[BEGIN]
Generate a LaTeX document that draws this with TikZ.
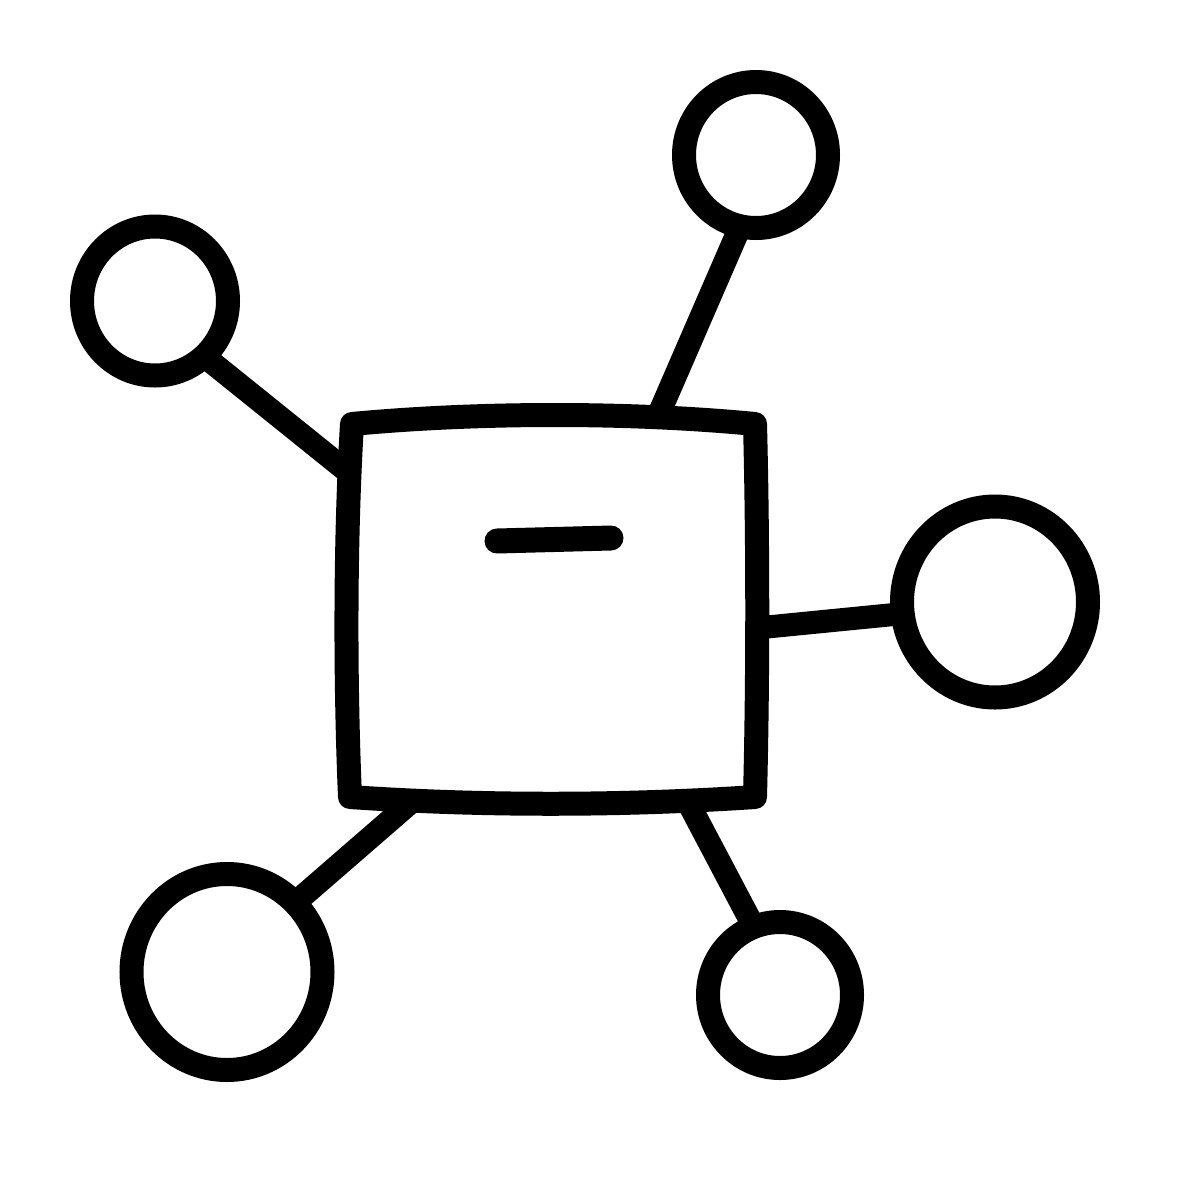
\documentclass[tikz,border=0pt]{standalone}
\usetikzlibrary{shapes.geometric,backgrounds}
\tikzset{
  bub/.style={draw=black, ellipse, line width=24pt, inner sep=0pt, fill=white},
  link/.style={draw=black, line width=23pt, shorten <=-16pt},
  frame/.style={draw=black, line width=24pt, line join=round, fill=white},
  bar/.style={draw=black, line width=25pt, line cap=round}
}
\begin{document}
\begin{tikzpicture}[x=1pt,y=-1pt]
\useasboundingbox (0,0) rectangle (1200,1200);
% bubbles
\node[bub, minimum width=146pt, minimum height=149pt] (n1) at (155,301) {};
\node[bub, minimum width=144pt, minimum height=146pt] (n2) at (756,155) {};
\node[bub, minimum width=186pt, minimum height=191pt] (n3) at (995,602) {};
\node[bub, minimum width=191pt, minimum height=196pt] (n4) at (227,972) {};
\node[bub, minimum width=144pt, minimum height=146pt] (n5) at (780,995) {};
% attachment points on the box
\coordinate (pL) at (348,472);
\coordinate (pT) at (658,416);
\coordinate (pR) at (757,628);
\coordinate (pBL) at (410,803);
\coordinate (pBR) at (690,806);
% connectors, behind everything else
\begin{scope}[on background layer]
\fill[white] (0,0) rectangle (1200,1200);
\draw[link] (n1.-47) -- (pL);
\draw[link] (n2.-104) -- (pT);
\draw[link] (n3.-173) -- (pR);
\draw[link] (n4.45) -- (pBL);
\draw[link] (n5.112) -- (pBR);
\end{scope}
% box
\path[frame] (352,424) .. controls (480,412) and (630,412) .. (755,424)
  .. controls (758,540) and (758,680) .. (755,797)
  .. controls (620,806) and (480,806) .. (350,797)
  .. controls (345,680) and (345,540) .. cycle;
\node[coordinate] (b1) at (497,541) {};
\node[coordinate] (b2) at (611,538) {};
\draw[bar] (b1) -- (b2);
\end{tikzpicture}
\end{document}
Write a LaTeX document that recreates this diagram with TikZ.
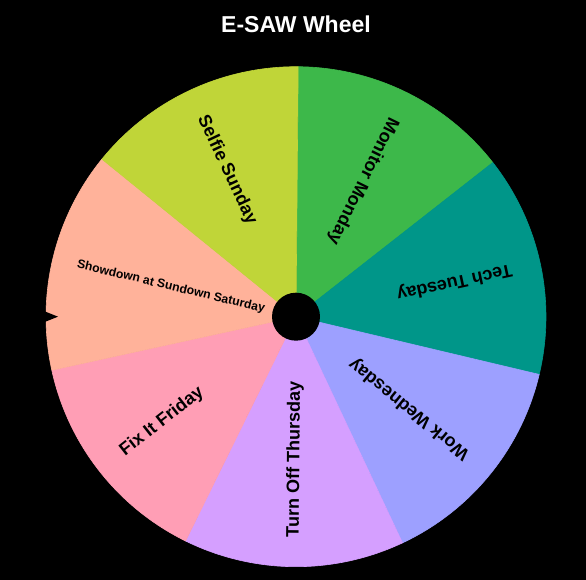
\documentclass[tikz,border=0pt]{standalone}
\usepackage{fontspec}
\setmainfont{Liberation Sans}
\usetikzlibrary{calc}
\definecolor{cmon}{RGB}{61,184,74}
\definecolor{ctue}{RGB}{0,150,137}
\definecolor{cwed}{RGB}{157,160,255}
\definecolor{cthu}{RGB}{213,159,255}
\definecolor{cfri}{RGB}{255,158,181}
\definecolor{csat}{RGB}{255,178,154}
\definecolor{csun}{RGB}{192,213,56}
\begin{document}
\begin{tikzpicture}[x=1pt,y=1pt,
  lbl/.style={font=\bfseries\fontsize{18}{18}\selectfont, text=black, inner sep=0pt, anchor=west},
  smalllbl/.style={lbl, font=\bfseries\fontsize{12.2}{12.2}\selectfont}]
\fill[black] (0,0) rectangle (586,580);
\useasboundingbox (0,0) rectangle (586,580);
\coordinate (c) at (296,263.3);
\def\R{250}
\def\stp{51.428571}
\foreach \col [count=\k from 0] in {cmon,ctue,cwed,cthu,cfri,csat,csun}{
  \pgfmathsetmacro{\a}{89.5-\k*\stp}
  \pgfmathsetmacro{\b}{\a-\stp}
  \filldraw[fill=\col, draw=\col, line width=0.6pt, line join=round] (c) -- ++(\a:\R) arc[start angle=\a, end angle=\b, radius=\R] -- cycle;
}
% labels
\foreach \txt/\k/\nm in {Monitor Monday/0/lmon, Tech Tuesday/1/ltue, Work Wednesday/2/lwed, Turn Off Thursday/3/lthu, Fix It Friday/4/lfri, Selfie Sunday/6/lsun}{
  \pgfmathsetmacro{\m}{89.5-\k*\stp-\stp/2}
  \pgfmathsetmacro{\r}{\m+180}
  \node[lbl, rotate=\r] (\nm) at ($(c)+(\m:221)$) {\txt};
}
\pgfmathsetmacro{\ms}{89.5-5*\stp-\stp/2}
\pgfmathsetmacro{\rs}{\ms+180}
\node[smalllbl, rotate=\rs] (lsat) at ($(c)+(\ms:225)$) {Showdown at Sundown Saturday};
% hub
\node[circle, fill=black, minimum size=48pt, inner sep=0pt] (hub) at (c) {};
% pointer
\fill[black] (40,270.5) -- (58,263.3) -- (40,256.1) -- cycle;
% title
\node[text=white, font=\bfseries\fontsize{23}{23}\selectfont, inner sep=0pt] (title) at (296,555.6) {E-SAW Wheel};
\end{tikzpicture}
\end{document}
[END]
[What the exercise asks]:
Transcribe the records above exactly, omitting every picture they contain.

[Complete response]:
Generate a LaTeX document that draws this with TikZ.
\documentclass[tikz,border=0pt]{standalone}
\usetikzlibrary{shapes.geometric,backgrounds}
\tikzset{
  bub/.style={draw=black, ellipse, line width=24pt, inner sep=0pt, fill=white},
  link/.style={draw=black, line width=23pt, shorten <=-16pt},
  frame/.style={draw=black, line width=24pt, line join=round, fill=white},
  bar/.style={draw=black, line width=25pt, line cap=round}
}
\begin{document}
\begin{tikzpicture}[x=1pt,y=-1pt]
\useasboundingbox (0,0) rectangle (1200,1200);
% bubbles
\node[bub, minimum width=146pt, minimum height=149pt] (n1) at (155,301) {};
\node[bub, minimum width=144pt, minimum height=146pt] (n2) at (756,155) {};
\node[bub, minimum width=186pt, minimum height=191pt] (n3) at (995,602) {};
\node[bub, minimum width=191pt, minimum height=196pt] (n4) at (227,972) {};
\node[bub, minimum width=144pt, minimum height=146pt] (n5) at (780,995) {};
% attachment points on the box
\coordinate (pL) at (348,472);
\coordinate (pT) at (658,416);
\coordinate (pR) at (757,628);
\coordinate (pBL) at (410,803);
\coordinate (pBR) at (690,806);
% connectors, behind everything else
\begin{scope}[on background layer]
\fill[white] (0,0) rectangle (1200,1200);
\draw[link] (n1.-47) -- (pL);
\draw[link] (n2.-104) -- (pT);
\draw[link] (n3.-173) -- (pR);
\draw[link] (n4.45) -- (pBL);
\draw[link] (n5.112) -- (pBR);
\end{scope}
% box
\path[frame] (352,424) .. controls (480,412) and (630,412) .. (755,424)
  .. controls (758,540) and (758,680) .. (755,797)
  .. controls (620,806) and (480,806) .. (350,797)
  .. controls (345,680) and (345,540) .. cycle;
\node[coordinate] (b1) at (497,541) {};
\node[coordinate] (b2) at (611,538) {};
\draw[bar] (b1) -- (b2);
\end{tikzpicture}
\end{document}
Write a LaTeX document that recreates this diagram with TikZ.
\documentclass[tikz,border=0pt]{standalone}
\usepackage{fontspec}
\setmainfont{Liberation Sans}
\usetikzlibrary{calc}
\definecolor{cmon}{RGB}{61,184,74}
\definecolor{ctue}{RGB}{0,150,137}
\definecolor{cwed}{RGB}{157,160,255}
\definecolor{cthu}{RGB}{213,159,255}
\definecolor{cfri}{RGB}{255,158,181}
\definecolor{csat}{RGB}{255,178,154}
\definecolor{csun}{RGB}{192,213,56}
\begin{document}
\begin{tikzpicture}[x=1pt,y=1pt,
  lbl/.style={font=\bfseries\fontsize{18}{18}\selectfont, text=black, inner sep=0pt, anchor=west},
  smalllbl/.style={lbl, font=\bfseries\fontsize{12.2}{12.2}\selectfont}]
\fill[black] (0,0) rectangle (586,580);
\useasboundingbox (0,0) rectangle (586,580);
\coordinate (c) at (296,263.3);
\def\R{250}
\def\stp{51.428571}
\foreach \col [count=\k from 0] in {cmon,ctue,cwed,cthu,cfri,csat,csun}{
  \pgfmathsetmacro{\a}{89.5-\k*\stp}
  \pgfmathsetmacro{\b}{\a-\stp}
  \filldraw[fill=\col, draw=\col, line width=0.6pt, line join=round] (c) -- ++(\a:\R) arc[start angle=\a, end angle=\b, radius=\R] -- cycle;
}
% labels
\foreach \txt/\k/\nm in {Monitor Monday/0/lmon, Tech Tuesday/1/ltue, Work Wednesday/2/lwed, Turn Off Thursday/3/lthu, Fix It Friday/4/lfri, Selfie Sunday/6/lsun}{
  \pgfmathsetmacro{\m}{89.5-\k*\stp-\stp/2}
  \pgfmathsetmacro{\r}{\m+180}
  \node[lbl, rotate=\r] (\nm) at ($(c)+(\m:221)$) {\txt};
}
\pgfmathsetmacro{\ms}{89.5-5*\stp-\stp/2}
\pgfmathsetmacro{\rs}{\ms+180}
\node[smalllbl, rotate=\rs] (lsat) at ($(c)+(\ms:225)$) {Showdown at Sundown Saturday};
% hub
\node[circle, fill=black, minimum size=48pt, inner sep=0pt] (hub) at (c) {};
% pointer
\fill[black] (40,270.5) -- (58,263.3) -- (40,256.1) -- cycle;
% title
\node[text=white, font=\bfseries\fontsize{23}{23}\selectfont, inner sep=0pt] (title) at (296,555.6) {E-SAW Wheel};
\end{tikzpicture}
\end{document}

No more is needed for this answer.